A. We are greatly concerned about the emergence of “outsiders” dominating Wing Bowl, and we are hard at work trying to come up with a way to bring it back to its roots. Unfortunately, it is not as easy as it might seem. Because it is broadcast on WIP, the contest is governed by the FCC, and we must conform to some stringent rules in running it. Our thought right now – 11 months away from the next Wing Bowl – is to have an event that is strictly for amateurs in 2009. Anyone who is or has been associated with a professional-eating organization would be ineligible. I hope – if we can get this plan approved – that it will address many of the concerns about the competition in Wing Bowl 17.

Friday, October 10, 2008

HOOTERS STYLE BUFFALO WING RECIPE




Prep.
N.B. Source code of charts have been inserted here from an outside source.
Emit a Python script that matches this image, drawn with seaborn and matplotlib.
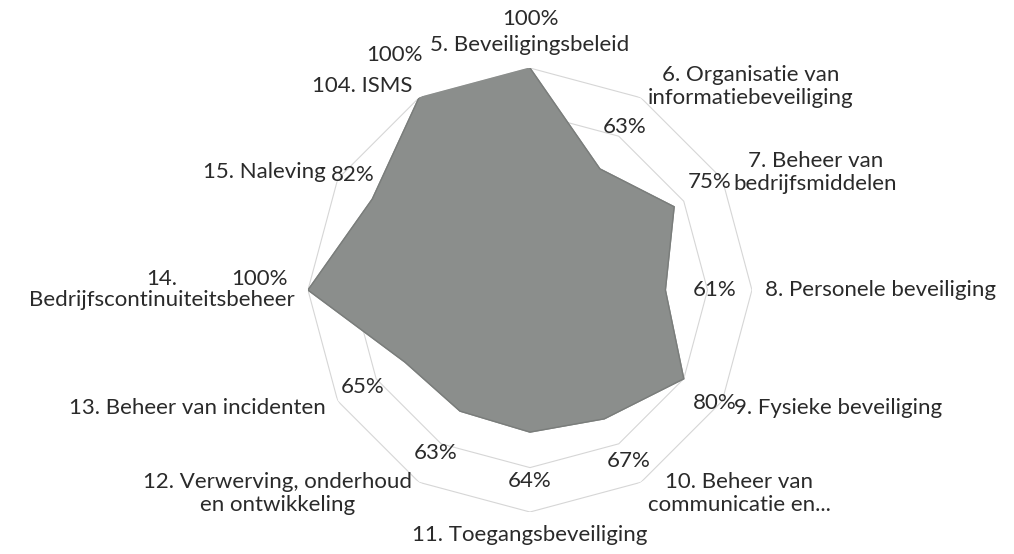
import numpy as np
import matplotlib
matplotlib.use("Agg")
from matplotlib import pyplot as plt
import seaborn as sb

# Categories (clockwise from the top) and their scores
categories = [
    "5. Beveiligingsbeleid",
    "6. Organisatie van\ninformatiebeveiliging",
    "7. Beheer van\nbedrijfsmiddelen",
    "8. Personele beveiliging",
    "9. Fysieke beveiliging",
    "10. Beheer van\ncommunicatie en...",
    "11. Toegangsbeveiliging",
    "12. Verwerving, onderhoud\nen ontwikkeling",
    "13. Beheer van incidenten",
    "14.\nBedrijfscontinuiteitsbeheer",
    "15. Naleving",
    "104. ISMS",
]
scores = [1.00, 0.63, 0.75, 0.61, 0.80, 0.67, 0.64, 0.63, 0.65, 1.00, 0.82, 1.00]
ring_levels = [0.2, 0.4, 0.6, 0.8, 1.0]

# small nudges (points) for value labels that would sit on top of a category label
label_nudge = {2: (-5, 0), 4: (-8, 0), 9: (0, 8), 10: (16, 0)}

sb.set_theme(style="white")
plt.rcParams['font.family'] = ['Lato', 'DejaVu Sans']
text_color = "#2a2a2a"
fs = 16

n = len(categories)
theta = np.linspace(0, 2 * np.pi, n, endpoint=False)
theta_closed = np.append(theta, theta[0])
scores_closed = np.append(scores, scores[0])

fig = plt.figure(figsize=(10.14, 5.54), dpi=100)
ax = fig.add_axes([0.3037, 0.0758, 0.4379, 0.8014], projection="polar")
ax.set_theta_zero_location("N")
ax.set_theta_direction(-1)

# Polygon gridlines (faint)
for lvl in ring_levels:
    ax.plot(theta_closed, [lvl] * (n + 1), color="#d6d6d6", linewidth=0.8, zorder=1)

# Filled radar area
ax.fill(theta, scores, color="#8b8e8c", zorder=2)
sb.lineplot(x=theta_closed, y=scores_closed, ax=ax, sort=False,
            color="#7a7d7b", linewidth=1.0, zorder=3)

ax.set_ylim(0, 1)
ax.grid(False)
ax.set_xticks([])
ax.set_yticks([])
ax.spines["polar"].set_visible(False)
ax.set_xlabel("")
ax.set_ylabel("")

# Value labels
for i, (t, v) in enumerate(zip(theta, scores)):
    ax.annotate(f"{v:.0%}", xy=(t, v + 0.22), xytext=label_nudge.get(i, (0, 0)),
                textcoords="offset points", ha="center", va="center",
                fontsize=fs, color=text_color, zorder=5, annotation_clip=False)

# Category labels
for t, lab in zip(theta, categories):
    deg = np.degrees(t) % 360
    if deg < 1 or abs(deg - 180) < 1:
        ha = "center"
        va = "bottom" if deg < 1 else "top"
    elif deg < 180:
        ha, va = "left", "center"
    else:
        ha, va = "right", "center"
    if abs(deg - 270) < 1:
        # number on its own line, centred above the long name
        first, second = lab.split("\n")
        long_txt = ax.text(t, 1.06, second, ha="right", va="top", fontsize=fs,
                           color=text_color, zorder=5)
        ax.annotate(first, xy=(0.5, 1.0), xycoords=long_txt, xytext=(0, 1),
                    textcoords="offset points", ha="center", va="bottom",
                    fontsize=fs, color=text_color, zorder=5)
        continue
    ax.text(t, 1.06, lab, ha=ha, va=va, multialignment="center",
            fontsize=fs, color=text_color, linespacing=1.2, zorder=5)

fig.savefig("out.png", dpi=100, facecolor="white")
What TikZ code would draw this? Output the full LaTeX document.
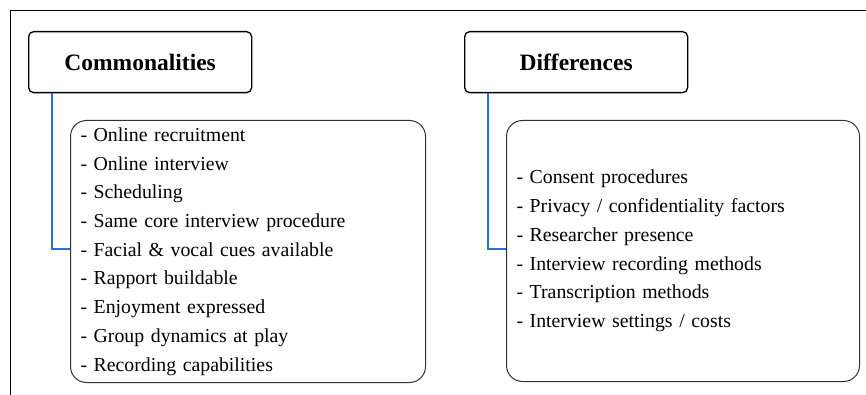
\documentclass[tikz,border=0pt]{standalone}
\usepackage{fontspec}
\setmainfont{Liberation Serif}
\newfontfamily\boxfont{Liberation Serif}
\usetikzlibrary{calc}
\definecolor{linkblue}{RGB}{38,112,214}

\begin{document}
\begin{tikzpicture}[x=1pt,y=-1pt,
    head/.style={draw,line width=1.3pt,rounded corners=5pt,minimum width=223pt,minimum height=61pt,anchor=north west,font=\boxfont\fontsize{23.5}{28}\selectfont\bfseries},
    list/.style={draw,draw=black!80,line width=1pt,rounded corners=16pt,anchor=north west,align=left,inner xsep=10pt,inner ysep=3pt,font=\boxfont\fontsize{19.8}{28.7}\selectfont},
    link/.style={draw=linkblue,line width=1.6pt}]
    \useasboundingbox (0,0) rectangle (866,395);
    \draw[line width=1pt] (866,11) -| (10,395);
    \coordinate (P) at (28,31);
    \coordinate (Q) at (464,31);
    \node[head] (hc) at (P) {Commonalities};
    \node[head] (hd) at (Q) {Differences};
    \node[list,text width=335pt,minimum height=262pt] (cl) at (70,120)
        {- Online recruitment\\- Online interview\\- Scheduling\\- Same core interview procedure\\- Facial \& vocal cues available\\- Rapport buildable\\- Enjoyment expressed\\- Group dynamics at play\\- Recording capabilities};
    \node[list,text width=333pt,minimum height=261pt] (dl) at (506,120)
        {- Consent procedures\\- Privacy / confidentiality factors\\- Researcher presence\\- Interview recording methods\\- Transcription methods\\- Interview settings / costs};
    \coordinate (jc) at (52,249);
    \coordinate (jd) at (488,249);
    \draw[link] (hc.south -| jc) -- (jc) -- (cl.west |- jc);
    \draw[link] (hd.south -| jd) -- (jd) -- (dl.west |- jd);
\end{tikzpicture}
\end{document}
Time: 1:45
Serves: 4

1 cup all-purpose flour
1 tsp. salt
1/2 tsp. paprika
1/2 tsp. garlic powder
1/2 tsp. cayenne pepper
1/4 tsp. black pepper
20 chicken wing segments
1/2 cup butter OR margarine
1/2 cup hot sauce (see Notes, below)


-In a shallow dish, combine flour, salt, paprika, garlic powder, and peppers.
-Coat chicken entirely in the flour mixture; refrigerate coated wings for 1 hour; coat chicken again with remaining flour mixture.
-In a 2-quart saucepan, heat butter and hot sauce just until butter melts; turn heat to low and keep warm on stove top.
-Deep-fry chicken, 8 - 10 pieces at a time, in 375 degree oil (vegetable oil, canola oil, or peanut oil) for 13 minutes, turning once or twice.
-Drain chicken on a wire cooling rack for 30 seconds, then immediately toss fried chicken in buffalo sauce mixture and remove with a slotted spoon.
-Repeat with remaining chicken.

Adjusting the spiciness of the sauce: As is, the recipe produces a medium sauce. To change the amount of spiciness, simply adjust the butter-to-hot sauce-ratio:
Mild: Use 3/4 cup butter and 1/4 cup hot sauce.
Hot: Use 1/4 cup butter and 3/4 cup hot sauce.